--- Start Data rows ---

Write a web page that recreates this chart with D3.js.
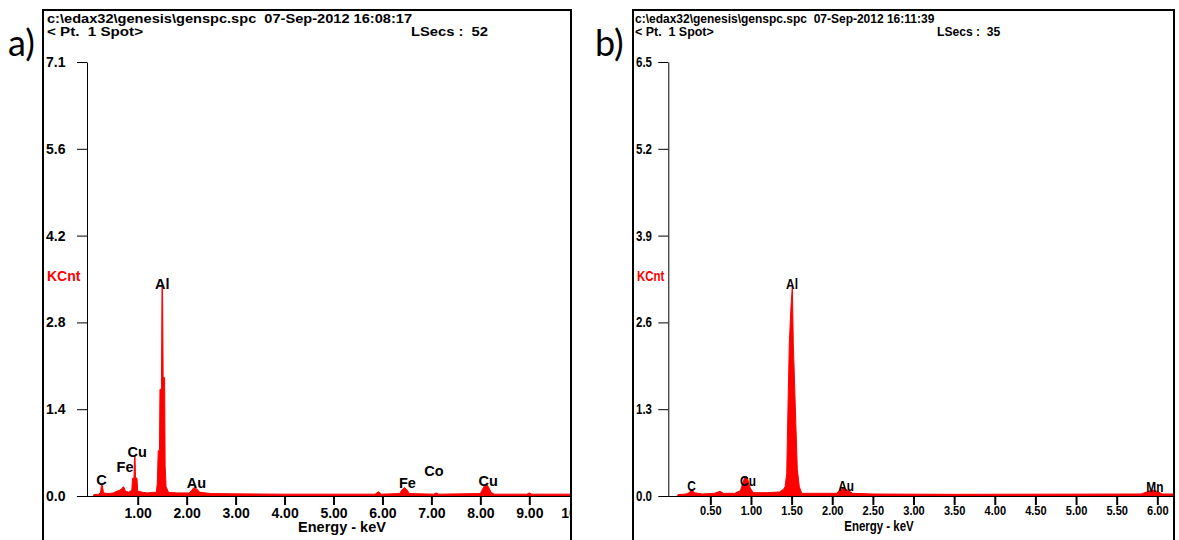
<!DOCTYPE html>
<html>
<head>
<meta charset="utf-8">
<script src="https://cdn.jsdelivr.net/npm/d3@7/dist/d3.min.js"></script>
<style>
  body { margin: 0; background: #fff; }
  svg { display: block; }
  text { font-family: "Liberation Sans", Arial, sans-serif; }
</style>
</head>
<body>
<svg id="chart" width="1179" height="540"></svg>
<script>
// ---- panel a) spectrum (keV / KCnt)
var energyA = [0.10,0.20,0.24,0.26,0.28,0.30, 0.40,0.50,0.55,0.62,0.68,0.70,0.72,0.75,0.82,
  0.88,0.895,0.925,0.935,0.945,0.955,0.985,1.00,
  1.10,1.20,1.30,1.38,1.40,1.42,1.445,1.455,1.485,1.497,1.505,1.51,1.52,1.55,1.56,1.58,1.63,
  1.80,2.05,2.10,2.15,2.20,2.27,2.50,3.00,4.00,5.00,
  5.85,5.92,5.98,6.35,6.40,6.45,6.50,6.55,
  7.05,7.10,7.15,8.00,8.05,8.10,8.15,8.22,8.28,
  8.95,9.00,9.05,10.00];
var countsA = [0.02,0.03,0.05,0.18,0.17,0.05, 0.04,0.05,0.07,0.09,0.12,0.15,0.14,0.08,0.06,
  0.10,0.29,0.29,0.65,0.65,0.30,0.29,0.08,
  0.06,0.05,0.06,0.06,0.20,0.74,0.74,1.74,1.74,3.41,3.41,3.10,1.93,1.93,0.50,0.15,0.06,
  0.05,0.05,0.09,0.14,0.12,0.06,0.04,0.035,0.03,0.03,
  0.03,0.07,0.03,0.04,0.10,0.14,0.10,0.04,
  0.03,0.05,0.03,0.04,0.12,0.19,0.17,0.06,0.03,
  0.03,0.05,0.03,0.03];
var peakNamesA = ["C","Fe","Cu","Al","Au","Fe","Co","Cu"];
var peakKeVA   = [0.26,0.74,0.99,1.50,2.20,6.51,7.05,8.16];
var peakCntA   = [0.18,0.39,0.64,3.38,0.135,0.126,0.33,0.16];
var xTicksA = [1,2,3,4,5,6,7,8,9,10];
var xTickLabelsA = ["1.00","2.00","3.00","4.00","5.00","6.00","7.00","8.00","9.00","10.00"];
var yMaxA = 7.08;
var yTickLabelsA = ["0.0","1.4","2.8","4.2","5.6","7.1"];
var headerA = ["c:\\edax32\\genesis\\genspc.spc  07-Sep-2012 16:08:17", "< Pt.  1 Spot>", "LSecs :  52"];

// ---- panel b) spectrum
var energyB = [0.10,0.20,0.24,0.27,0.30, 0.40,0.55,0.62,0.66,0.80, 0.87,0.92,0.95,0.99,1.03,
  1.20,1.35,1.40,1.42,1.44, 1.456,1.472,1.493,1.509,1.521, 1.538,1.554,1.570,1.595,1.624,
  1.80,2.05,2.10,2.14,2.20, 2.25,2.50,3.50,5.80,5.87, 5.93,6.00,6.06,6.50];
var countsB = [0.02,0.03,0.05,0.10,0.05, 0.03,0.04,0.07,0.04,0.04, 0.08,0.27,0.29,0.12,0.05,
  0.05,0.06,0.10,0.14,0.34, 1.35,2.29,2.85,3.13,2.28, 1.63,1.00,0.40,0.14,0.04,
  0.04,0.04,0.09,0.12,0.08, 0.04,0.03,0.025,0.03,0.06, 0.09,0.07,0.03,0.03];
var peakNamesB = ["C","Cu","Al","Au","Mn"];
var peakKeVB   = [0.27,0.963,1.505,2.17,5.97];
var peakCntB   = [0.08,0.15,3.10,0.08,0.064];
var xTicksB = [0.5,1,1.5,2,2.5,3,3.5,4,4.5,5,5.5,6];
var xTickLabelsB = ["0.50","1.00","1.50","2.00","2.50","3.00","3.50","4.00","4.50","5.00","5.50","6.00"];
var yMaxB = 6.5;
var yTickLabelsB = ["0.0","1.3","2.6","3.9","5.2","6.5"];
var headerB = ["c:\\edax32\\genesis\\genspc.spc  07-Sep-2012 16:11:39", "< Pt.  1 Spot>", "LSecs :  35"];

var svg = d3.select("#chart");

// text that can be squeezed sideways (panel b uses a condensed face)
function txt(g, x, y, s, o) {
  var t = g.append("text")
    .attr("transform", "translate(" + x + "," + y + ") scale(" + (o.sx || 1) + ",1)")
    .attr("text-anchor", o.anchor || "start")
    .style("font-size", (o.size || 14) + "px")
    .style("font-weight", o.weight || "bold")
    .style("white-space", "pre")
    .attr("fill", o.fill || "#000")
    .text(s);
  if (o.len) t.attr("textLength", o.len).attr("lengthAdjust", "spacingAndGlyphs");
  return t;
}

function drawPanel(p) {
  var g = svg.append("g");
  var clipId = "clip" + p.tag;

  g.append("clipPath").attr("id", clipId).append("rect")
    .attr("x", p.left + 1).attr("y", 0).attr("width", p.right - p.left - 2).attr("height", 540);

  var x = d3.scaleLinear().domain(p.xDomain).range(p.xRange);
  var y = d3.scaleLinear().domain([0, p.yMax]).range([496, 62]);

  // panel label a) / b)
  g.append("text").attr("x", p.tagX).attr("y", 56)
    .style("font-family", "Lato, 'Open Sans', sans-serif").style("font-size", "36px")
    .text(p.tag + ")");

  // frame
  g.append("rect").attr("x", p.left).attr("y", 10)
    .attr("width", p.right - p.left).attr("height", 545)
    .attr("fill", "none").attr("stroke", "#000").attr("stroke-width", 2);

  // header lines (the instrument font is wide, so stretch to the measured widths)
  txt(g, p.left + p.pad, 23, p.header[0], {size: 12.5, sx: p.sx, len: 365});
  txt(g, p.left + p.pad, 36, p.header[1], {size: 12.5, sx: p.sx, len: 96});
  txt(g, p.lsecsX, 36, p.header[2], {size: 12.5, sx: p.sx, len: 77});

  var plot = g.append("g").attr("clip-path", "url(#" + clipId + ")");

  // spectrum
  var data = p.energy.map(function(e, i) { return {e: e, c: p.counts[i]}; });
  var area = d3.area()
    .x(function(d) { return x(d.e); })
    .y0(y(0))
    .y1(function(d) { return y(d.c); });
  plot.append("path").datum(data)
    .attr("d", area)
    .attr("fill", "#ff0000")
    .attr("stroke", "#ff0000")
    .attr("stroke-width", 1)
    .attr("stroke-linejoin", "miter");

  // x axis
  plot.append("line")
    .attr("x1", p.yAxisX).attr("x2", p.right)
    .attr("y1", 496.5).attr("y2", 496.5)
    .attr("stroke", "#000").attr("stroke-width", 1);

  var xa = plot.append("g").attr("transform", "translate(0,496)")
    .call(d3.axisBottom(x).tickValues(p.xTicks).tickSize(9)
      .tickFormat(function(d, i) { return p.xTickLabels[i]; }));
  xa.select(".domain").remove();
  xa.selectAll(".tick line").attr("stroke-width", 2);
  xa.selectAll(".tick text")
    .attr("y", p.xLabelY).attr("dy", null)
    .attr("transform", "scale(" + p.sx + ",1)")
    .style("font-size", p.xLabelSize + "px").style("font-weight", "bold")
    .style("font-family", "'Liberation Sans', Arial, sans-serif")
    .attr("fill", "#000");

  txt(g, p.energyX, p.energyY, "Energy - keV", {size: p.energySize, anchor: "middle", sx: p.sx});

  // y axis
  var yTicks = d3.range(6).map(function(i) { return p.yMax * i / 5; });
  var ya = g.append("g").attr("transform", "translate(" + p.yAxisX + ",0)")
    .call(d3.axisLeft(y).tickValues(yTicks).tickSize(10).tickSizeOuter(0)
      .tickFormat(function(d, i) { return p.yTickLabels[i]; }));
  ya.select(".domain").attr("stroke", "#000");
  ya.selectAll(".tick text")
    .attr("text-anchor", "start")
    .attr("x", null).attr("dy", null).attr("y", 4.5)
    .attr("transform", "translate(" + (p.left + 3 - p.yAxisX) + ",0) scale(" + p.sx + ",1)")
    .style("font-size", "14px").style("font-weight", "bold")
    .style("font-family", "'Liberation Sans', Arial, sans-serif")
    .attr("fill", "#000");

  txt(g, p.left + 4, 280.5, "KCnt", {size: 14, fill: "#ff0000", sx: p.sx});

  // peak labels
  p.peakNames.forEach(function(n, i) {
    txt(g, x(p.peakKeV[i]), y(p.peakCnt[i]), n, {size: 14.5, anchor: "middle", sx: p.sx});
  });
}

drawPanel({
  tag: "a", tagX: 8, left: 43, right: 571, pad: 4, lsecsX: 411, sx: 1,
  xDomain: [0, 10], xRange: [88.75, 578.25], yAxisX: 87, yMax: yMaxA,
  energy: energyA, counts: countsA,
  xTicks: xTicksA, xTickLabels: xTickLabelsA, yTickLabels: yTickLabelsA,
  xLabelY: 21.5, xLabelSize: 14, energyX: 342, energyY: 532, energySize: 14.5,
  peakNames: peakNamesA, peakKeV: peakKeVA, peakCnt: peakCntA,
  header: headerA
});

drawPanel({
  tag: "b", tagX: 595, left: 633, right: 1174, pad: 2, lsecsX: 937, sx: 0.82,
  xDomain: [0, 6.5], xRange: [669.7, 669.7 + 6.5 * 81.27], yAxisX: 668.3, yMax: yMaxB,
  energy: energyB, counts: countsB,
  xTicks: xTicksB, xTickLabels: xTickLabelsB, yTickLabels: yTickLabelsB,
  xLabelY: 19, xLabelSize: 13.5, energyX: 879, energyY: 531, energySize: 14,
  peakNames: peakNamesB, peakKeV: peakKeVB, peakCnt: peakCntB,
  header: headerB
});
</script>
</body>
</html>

--- End Data rows ---
--- Start Data rows ---

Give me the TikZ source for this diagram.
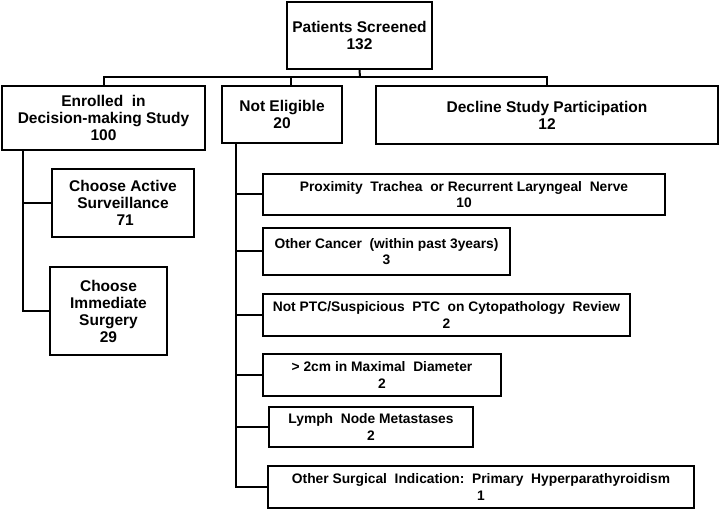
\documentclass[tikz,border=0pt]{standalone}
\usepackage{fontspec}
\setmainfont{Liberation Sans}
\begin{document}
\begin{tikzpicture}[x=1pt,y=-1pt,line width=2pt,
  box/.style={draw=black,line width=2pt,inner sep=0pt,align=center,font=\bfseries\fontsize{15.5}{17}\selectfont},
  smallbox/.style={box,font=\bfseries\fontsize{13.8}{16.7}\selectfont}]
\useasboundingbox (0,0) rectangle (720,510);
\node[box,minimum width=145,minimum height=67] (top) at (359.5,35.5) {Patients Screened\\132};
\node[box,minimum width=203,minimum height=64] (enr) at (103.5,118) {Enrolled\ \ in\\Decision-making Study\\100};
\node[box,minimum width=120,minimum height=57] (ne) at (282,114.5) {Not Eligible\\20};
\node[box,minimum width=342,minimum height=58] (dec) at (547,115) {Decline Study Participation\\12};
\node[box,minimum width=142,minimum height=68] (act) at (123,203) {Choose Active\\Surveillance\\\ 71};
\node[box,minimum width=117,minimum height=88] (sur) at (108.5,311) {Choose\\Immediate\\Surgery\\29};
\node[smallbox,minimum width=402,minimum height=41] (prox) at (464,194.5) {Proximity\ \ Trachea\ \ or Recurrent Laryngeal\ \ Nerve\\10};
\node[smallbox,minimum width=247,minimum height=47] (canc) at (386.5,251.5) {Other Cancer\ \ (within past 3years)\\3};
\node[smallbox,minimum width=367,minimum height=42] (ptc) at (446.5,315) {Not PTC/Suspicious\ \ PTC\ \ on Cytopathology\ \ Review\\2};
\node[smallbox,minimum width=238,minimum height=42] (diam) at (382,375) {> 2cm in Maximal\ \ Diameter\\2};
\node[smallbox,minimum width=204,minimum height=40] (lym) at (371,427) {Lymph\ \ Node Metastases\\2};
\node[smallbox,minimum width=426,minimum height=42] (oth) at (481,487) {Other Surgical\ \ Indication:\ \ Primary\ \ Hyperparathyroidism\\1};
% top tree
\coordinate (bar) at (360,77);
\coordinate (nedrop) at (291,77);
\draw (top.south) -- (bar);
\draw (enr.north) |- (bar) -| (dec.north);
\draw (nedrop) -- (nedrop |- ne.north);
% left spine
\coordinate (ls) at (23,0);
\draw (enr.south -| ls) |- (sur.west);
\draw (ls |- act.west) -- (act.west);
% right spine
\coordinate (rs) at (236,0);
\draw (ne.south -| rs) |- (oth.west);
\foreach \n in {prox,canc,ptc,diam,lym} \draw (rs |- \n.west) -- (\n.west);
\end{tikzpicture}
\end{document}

--- End Data rows ---
--- Start Data rows ---

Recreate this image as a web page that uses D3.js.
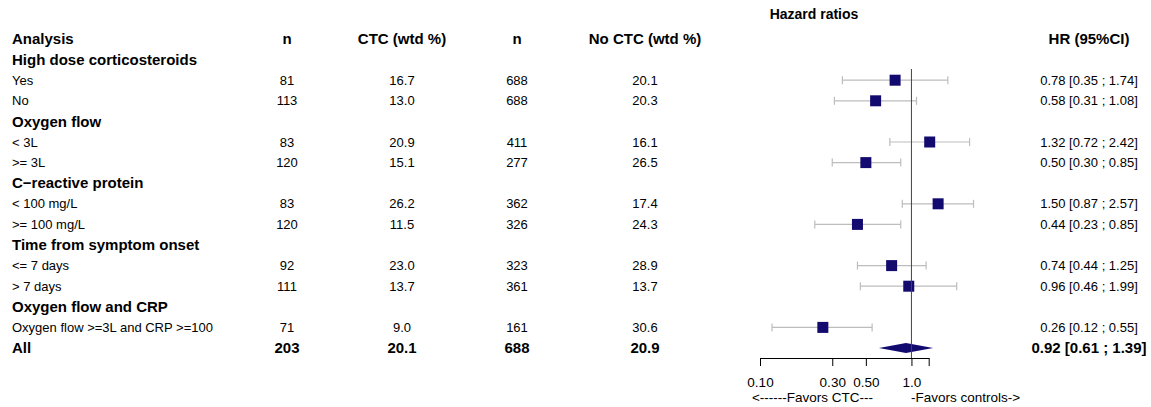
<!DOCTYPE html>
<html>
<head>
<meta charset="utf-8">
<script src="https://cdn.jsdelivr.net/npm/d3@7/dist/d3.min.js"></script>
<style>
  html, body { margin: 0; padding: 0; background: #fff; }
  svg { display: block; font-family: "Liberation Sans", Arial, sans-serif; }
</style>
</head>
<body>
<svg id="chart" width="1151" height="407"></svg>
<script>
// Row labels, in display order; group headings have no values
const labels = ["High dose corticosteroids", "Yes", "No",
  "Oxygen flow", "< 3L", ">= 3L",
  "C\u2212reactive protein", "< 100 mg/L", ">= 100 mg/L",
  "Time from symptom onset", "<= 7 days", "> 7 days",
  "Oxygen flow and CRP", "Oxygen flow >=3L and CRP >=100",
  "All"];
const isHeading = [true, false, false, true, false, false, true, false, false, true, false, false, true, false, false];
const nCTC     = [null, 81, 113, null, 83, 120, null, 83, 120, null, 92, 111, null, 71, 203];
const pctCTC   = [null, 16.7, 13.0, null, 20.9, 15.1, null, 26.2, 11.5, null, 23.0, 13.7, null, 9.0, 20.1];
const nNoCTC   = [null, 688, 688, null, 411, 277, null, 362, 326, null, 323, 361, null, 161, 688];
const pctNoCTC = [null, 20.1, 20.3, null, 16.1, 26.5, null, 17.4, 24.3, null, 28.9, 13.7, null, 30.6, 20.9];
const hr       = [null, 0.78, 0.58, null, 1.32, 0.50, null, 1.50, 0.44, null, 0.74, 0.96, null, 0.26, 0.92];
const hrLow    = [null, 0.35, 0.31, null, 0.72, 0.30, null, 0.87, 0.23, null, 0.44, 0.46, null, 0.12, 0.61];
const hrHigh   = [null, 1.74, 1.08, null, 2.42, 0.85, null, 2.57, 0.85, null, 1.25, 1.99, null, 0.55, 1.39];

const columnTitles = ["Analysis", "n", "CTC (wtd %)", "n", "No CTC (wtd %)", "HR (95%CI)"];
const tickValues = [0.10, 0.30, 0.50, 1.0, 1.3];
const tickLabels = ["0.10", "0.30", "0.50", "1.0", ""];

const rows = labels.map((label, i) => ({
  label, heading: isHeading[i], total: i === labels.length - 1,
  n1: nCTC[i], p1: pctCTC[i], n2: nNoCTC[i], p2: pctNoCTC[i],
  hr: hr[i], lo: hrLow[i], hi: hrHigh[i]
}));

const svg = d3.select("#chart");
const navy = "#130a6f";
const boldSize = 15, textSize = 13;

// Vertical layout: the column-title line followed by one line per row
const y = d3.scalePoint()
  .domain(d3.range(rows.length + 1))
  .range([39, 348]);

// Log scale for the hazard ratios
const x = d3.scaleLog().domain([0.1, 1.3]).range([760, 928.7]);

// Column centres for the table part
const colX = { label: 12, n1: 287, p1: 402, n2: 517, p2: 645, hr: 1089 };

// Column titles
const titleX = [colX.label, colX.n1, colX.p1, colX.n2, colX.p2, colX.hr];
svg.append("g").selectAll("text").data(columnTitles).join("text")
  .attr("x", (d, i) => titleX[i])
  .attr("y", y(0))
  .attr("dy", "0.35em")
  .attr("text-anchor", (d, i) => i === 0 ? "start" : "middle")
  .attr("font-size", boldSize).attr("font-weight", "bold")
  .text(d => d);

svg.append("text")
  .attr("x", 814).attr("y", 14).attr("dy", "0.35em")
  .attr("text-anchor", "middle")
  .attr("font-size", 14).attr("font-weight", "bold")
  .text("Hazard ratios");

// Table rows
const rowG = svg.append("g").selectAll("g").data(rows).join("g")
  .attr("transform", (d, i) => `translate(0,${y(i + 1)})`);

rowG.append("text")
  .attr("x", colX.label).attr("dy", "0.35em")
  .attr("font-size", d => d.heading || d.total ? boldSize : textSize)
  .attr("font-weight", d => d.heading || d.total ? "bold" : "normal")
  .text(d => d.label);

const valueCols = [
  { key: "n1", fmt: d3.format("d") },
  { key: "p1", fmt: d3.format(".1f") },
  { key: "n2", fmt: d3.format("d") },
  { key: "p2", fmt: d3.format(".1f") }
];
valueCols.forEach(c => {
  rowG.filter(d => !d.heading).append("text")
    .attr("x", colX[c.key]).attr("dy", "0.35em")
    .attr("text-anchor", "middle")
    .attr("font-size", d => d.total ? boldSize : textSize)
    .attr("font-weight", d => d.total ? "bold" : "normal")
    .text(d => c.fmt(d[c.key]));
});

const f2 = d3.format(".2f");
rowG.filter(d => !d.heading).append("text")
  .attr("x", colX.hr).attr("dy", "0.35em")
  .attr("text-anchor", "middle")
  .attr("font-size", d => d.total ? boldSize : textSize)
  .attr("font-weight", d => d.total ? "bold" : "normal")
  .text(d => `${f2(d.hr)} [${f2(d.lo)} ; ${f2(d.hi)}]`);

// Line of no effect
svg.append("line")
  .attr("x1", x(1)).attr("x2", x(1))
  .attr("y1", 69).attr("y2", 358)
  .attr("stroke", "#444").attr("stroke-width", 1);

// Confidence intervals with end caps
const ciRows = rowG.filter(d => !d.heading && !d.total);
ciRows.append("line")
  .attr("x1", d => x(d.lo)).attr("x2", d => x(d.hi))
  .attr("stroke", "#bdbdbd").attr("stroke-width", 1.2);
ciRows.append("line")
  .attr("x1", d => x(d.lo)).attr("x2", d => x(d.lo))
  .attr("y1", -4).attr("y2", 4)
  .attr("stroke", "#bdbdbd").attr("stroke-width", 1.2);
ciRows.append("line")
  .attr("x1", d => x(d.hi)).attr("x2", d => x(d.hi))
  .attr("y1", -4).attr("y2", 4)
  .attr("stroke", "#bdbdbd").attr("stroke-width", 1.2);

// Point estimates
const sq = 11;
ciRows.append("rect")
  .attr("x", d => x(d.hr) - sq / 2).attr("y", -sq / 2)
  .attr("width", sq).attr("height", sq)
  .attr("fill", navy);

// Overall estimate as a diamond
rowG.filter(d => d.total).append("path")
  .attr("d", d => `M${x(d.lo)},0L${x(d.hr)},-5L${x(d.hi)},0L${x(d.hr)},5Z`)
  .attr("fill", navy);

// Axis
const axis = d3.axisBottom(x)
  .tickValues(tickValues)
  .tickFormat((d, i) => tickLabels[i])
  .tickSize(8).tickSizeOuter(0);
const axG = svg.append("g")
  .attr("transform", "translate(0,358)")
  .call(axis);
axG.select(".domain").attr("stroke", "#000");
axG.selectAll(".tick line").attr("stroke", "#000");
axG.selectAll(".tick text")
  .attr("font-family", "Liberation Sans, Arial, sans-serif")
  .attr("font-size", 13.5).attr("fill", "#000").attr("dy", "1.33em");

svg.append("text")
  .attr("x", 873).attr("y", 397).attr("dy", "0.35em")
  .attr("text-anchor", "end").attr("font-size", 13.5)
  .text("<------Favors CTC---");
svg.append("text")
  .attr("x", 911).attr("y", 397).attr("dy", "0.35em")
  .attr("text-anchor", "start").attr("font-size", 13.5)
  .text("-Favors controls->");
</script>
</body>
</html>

--- End Data rows ---

→ Directions
Scan the listing above and copy all lines containing the word "that".

→ Final answer
Write a web page that recreates this chart with D3.js.
// text that can be squeezed sideways (panel b uses a condensed face)
Recreate this image as a web page that uses D3.js.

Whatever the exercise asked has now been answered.